* Brief: Transcribe the records exactly. Pictures do not belong in the transcription.

★ ★ ★ ★ ★

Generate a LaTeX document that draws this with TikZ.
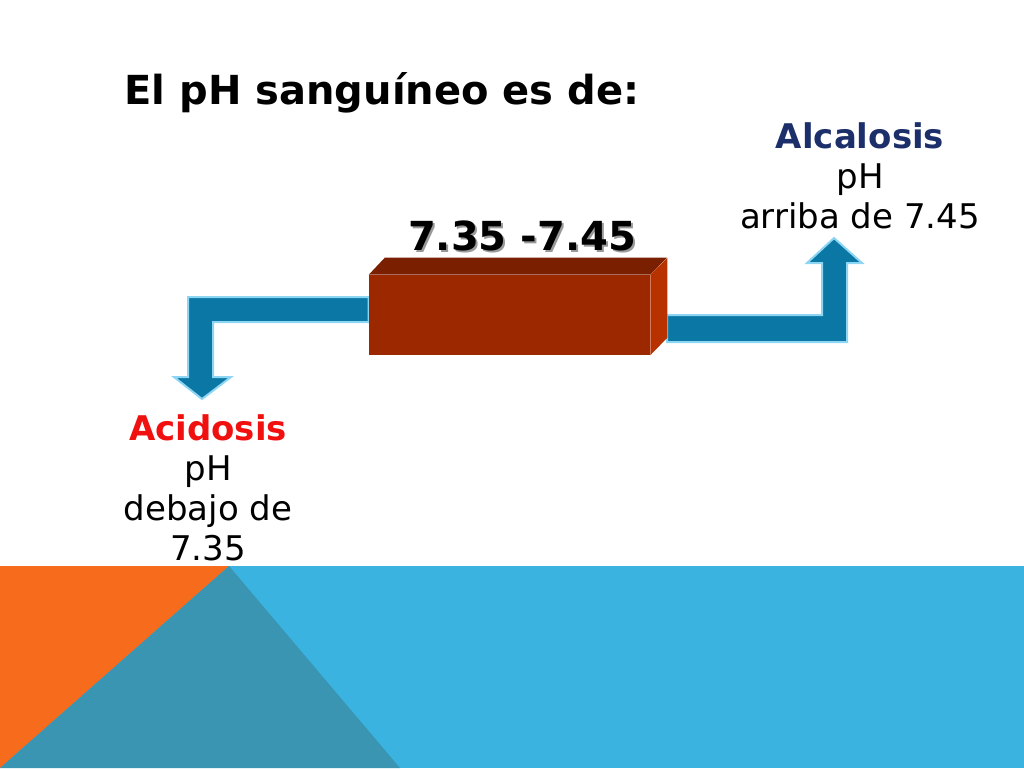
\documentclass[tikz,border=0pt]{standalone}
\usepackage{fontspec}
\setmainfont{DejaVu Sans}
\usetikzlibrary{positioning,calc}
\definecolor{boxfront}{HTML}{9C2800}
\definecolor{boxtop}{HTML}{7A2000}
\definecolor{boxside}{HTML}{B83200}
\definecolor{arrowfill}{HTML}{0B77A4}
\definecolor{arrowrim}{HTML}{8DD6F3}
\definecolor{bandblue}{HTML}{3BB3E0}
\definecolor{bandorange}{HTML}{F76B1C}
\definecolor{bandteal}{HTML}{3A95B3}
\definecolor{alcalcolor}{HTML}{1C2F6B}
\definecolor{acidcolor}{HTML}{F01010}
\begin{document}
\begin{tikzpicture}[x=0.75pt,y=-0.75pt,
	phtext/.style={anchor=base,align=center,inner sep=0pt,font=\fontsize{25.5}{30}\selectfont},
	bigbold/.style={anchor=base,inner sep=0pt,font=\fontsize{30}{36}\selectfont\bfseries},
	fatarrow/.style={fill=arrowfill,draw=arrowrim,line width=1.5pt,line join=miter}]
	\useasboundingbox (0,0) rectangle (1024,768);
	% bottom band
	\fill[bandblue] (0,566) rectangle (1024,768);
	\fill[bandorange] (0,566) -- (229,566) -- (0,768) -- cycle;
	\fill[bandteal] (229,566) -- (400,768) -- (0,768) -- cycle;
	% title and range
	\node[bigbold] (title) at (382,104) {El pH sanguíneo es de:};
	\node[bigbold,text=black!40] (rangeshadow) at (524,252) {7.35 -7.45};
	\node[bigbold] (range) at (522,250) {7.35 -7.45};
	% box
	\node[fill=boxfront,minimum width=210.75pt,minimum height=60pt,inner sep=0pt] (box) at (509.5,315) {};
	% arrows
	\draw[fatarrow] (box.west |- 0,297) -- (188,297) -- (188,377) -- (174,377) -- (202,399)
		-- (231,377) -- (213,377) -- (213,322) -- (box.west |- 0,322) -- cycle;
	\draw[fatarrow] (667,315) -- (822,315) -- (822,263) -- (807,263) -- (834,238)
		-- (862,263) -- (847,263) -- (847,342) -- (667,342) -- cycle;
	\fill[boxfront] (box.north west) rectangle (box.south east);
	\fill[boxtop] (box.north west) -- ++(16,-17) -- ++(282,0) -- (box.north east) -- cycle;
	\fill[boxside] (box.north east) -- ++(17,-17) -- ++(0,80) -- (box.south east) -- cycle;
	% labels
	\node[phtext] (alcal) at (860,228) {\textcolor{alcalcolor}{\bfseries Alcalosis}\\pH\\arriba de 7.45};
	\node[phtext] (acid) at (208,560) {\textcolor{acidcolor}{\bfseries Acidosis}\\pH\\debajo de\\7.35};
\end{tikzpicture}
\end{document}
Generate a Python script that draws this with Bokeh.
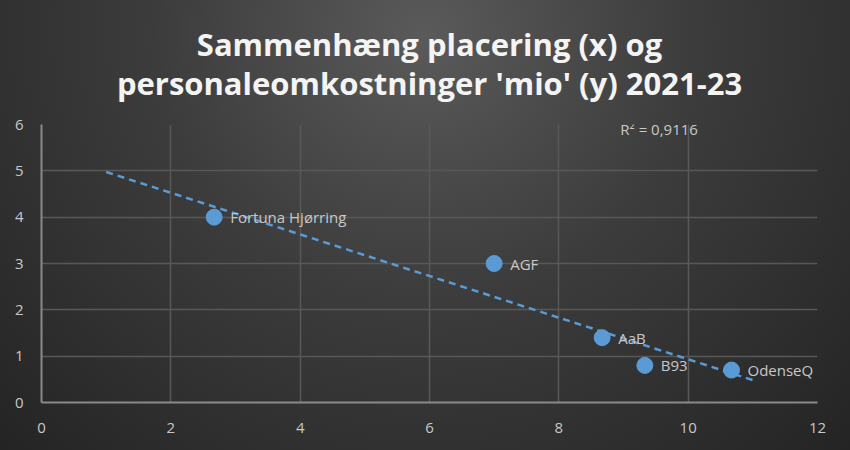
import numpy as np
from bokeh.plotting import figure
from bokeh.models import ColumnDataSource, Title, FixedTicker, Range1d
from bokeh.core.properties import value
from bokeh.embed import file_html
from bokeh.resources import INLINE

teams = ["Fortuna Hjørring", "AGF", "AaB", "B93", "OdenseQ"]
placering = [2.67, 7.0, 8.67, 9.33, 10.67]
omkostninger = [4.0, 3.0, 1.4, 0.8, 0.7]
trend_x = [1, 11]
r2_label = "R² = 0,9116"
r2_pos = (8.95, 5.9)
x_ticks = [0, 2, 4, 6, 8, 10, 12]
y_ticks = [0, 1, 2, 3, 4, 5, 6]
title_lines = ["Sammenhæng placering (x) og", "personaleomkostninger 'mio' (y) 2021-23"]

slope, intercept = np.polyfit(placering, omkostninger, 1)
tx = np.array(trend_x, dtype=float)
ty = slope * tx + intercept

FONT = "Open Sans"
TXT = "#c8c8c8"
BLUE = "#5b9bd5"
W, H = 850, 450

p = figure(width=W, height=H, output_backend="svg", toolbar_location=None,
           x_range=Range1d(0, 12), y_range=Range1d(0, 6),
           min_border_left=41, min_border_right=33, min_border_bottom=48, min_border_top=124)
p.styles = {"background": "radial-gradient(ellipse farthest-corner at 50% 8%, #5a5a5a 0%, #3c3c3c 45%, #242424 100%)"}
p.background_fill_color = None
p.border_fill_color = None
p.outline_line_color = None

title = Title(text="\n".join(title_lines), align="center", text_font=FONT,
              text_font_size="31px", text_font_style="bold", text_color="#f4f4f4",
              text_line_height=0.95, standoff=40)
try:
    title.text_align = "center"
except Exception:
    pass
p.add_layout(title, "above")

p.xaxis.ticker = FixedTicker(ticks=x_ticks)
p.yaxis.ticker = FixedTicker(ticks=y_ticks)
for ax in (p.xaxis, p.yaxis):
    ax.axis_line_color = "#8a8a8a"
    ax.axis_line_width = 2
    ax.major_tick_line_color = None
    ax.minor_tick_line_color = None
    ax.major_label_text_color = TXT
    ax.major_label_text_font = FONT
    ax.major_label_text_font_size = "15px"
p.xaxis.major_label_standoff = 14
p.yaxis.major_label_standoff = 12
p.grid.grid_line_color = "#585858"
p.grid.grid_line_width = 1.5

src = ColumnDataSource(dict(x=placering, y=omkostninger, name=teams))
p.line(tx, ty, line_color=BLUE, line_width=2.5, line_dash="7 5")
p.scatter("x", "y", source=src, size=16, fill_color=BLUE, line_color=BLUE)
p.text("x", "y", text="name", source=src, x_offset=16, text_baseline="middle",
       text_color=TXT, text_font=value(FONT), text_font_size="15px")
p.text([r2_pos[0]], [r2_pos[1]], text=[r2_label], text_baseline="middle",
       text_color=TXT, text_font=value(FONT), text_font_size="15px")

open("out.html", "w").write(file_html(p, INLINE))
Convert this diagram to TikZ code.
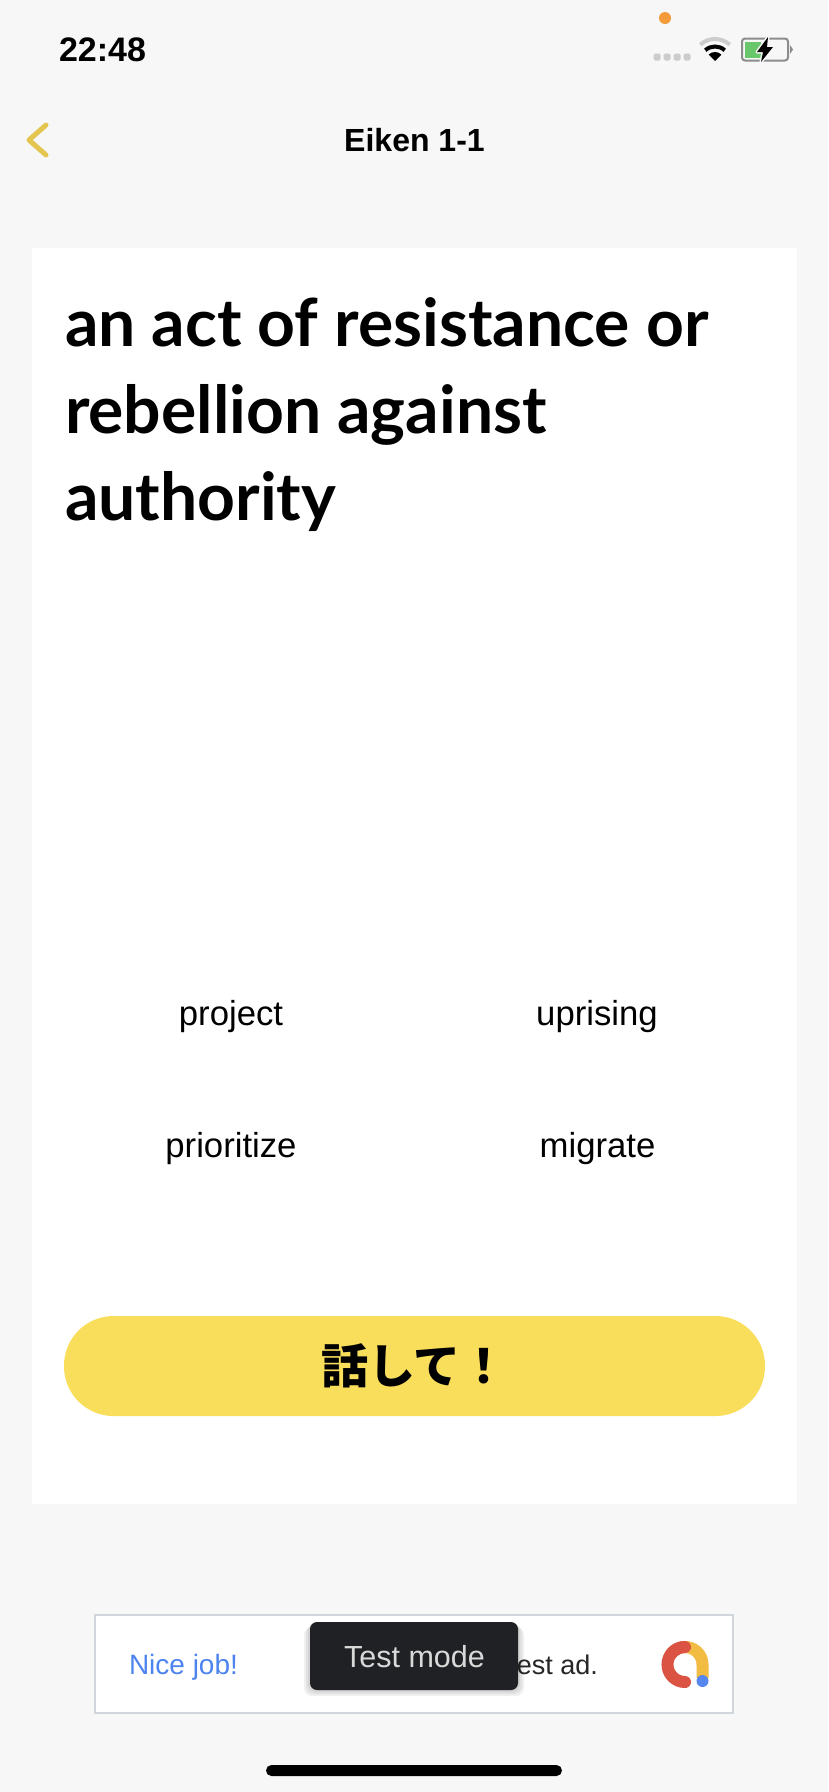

★ ★ ★ ★ ★

* Response to the task:
Generate a LaTeX document that draws this with TikZ.
\documentclass[tikz,border=0pt]{standalone}
\usepackage{fontspec}
\setmainfont{DejaVu Sans}
\usetikzlibrary{positioning,calc}
\definecolor{boxfront}{HTML}{9C2800}
\definecolor{boxtop}{HTML}{7A2000}
\definecolor{boxside}{HTML}{B83200}
\definecolor{arrowfill}{HTML}{0B77A4}
\definecolor{arrowrim}{HTML}{8DD6F3}
\definecolor{bandblue}{HTML}{3BB3E0}
\definecolor{bandorange}{HTML}{F76B1C}
\definecolor{bandteal}{HTML}{3A95B3}
\definecolor{alcalcolor}{HTML}{1C2F6B}
\definecolor{acidcolor}{HTML}{F01010}
\begin{document}
\begin{tikzpicture}[x=0.75pt,y=-0.75pt,
	phtext/.style={anchor=base,align=center,inner sep=0pt,font=\fontsize{25.5}{30}\selectfont},
	bigbold/.style={anchor=base,inner sep=0pt,font=\fontsize{30}{36}\selectfont\bfseries},
	fatarrow/.style={fill=arrowfill,draw=arrowrim,line width=1.5pt,line join=miter}]
	\useasboundingbox (0,0) rectangle (1024,768);
	% bottom band
	\fill[bandblue] (0,566) rectangle (1024,768);
	\fill[bandorange] (0,566) -- (229,566) -- (0,768) -- cycle;
	\fill[bandteal] (229,566) -- (400,768) -- (0,768) -- cycle;
	% title and range
	\node[bigbold] (title) at (382,104) {El pH sanguíneo es de:};
	\node[bigbold,text=black!40] (rangeshadow) at (524,252) {7.35 -7.45};
	\node[bigbold] (range) at (522,250) {7.35 -7.45};
	% box
	\node[fill=boxfront,minimum width=210.75pt,minimum height=60pt,inner sep=0pt] (box) at (509.5,315) {};
	% arrows
	\draw[fatarrow] (box.west |- 0,297) -- (188,297) -- (188,377) -- (174,377) -- (202,399)
		-- (231,377) -- (213,377) -- (213,322) -- (box.west |- 0,322) -- cycle;
	\draw[fatarrow] (667,315) -- (822,315) -- (822,263) -- (807,263) -- (834,238)
		-- (862,263) -- (847,263) -- (847,342) -- (667,342) -- cycle;
	\fill[boxfront] (box.north west) rectangle (box.south east);
	\fill[boxtop] (box.north west) -- ++(16,-17) -- ++(282,0) -- (box.north east) -- cycle;
	\fill[boxside] (box.north east) -- ++(17,-17) -- ++(0,80) -- (box.south east) -- cycle;
	% labels
	\node[phtext] (alcal) at (860,228) {\textcolor{alcalcolor}{\bfseries Alcalosis}\\pH\\arriba de 7.45};
	\node[phtext] (acid) at (208,560) {\textcolor{acidcolor}{\bfseries Acidosis}\\pH\\debajo de\\7.35};
\end{tikzpicture}
\end{document}
Generate a Python script that draws this with Bokeh.
import numpy as np
from bokeh.plotting import figure
from bokeh.models import ColumnDataSource, Title, FixedTicker, Range1d
from bokeh.core.properties import value
from bokeh.embed import file_html
from bokeh.resources import INLINE

teams = ["Fortuna Hjørring", "AGF", "AaB", "B93", "OdenseQ"]
placering = [2.67, 7.0, 8.67, 9.33, 10.67]
omkostninger = [4.0, 3.0, 1.4, 0.8, 0.7]
trend_x = [1, 11]
r2_label = "R² = 0,9116"
r2_pos = (8.95, 5.9)
x_ticks = [0, 2, 4, 6, 8, 10, 12]
y_ticks = [0, 1, 2, 3, 4, 5, 6]
title_lines = ["Sammenhæng placering (x) og", "personaleomkostninger 'mio' (y) 2021-23"]

slope, intercept = np.polyfit(placering, omkostninger, 1)
tx = np.array(trend_x, dtype=float)
ty = slope * tx + intercept

FONT = "Open Sans"
TXT = "#c8c8c8"
BLUE = "#5b9bd5"
W, H = 850, 450

p = figure(width=W, height=H, output_backend="svg", toolbar_location=None,
           x_range=Range1d(0, 12), y_range=Range1d(0, 6),
           min_border_left=41, min_border_right=33, min_border_bottom=48, min_border_top=124)
p.styles = {"background": "radial-gradient(ellipse farthest-corner at 50% 8%, #5a5a5a 0%, #3c3c3c 45%, #242424 100%)"}
p.background_fill_color = None
p.border_fill_color = None
p.outline_line_color = None

title = Title(text="\n".join(title_lines), align="center", text_font=FONT,
              text_font_size="31px", text_font_style="bold", text_color="#f4f4f4",
              text_line_height=0.95, standoff=40)
try:
    title.text_align = "center"
except Exception:
    pass
p.add_layout(title, "above")

p.xaxis.ticker = FixedTicker(ticks=x_ticks)
p.yaxis.ticker = FixedTicker(ticks=y_ticks)
for ax in (p.xaxis, p.yaxis):
    ax.axis_line_color = "#8a8a8a"
    ax.axis_line_width = 2
    ax.major_tick_line_color = None
    ax.minor_tick_line_color = None
    ax.major_label_text_color = TXT
    ax.major_label_text_font = FONT
    ax.major_label_text_font_size = "15px"
p.xaxis.major_label_standoff = 14
p.yaxis.major_label_standoff = 12
p.grid.grid_line_color = "#585858"
p.grid.grid_line_width = 1.5

src = ColumnDataSource(dict(x=placering, y=omkostninger, name=teams))
p.line(tx, ty, line_color=BLUE, line_width=2.5, line_dash="7 5")
p.scatter("x", "y", source=src, size=16, fill_color=BLUE, line_color=BLUE)
p.text("x", "y", text="name", source=src, x_offset=16, text_baseline="middle",
       text_color=TXT, text_font=value(FONT), text_font_size="15px")
p.text([r2_pos[0]], [r2_pos[1]], text=[r2_label], text_baseline="middle",
       text_color=TXT, text_font=value(FONT), text_font_size="15px")

open("out.html", "w").write(file_html(p, INLINE))
Convert this diagram to TikZ code.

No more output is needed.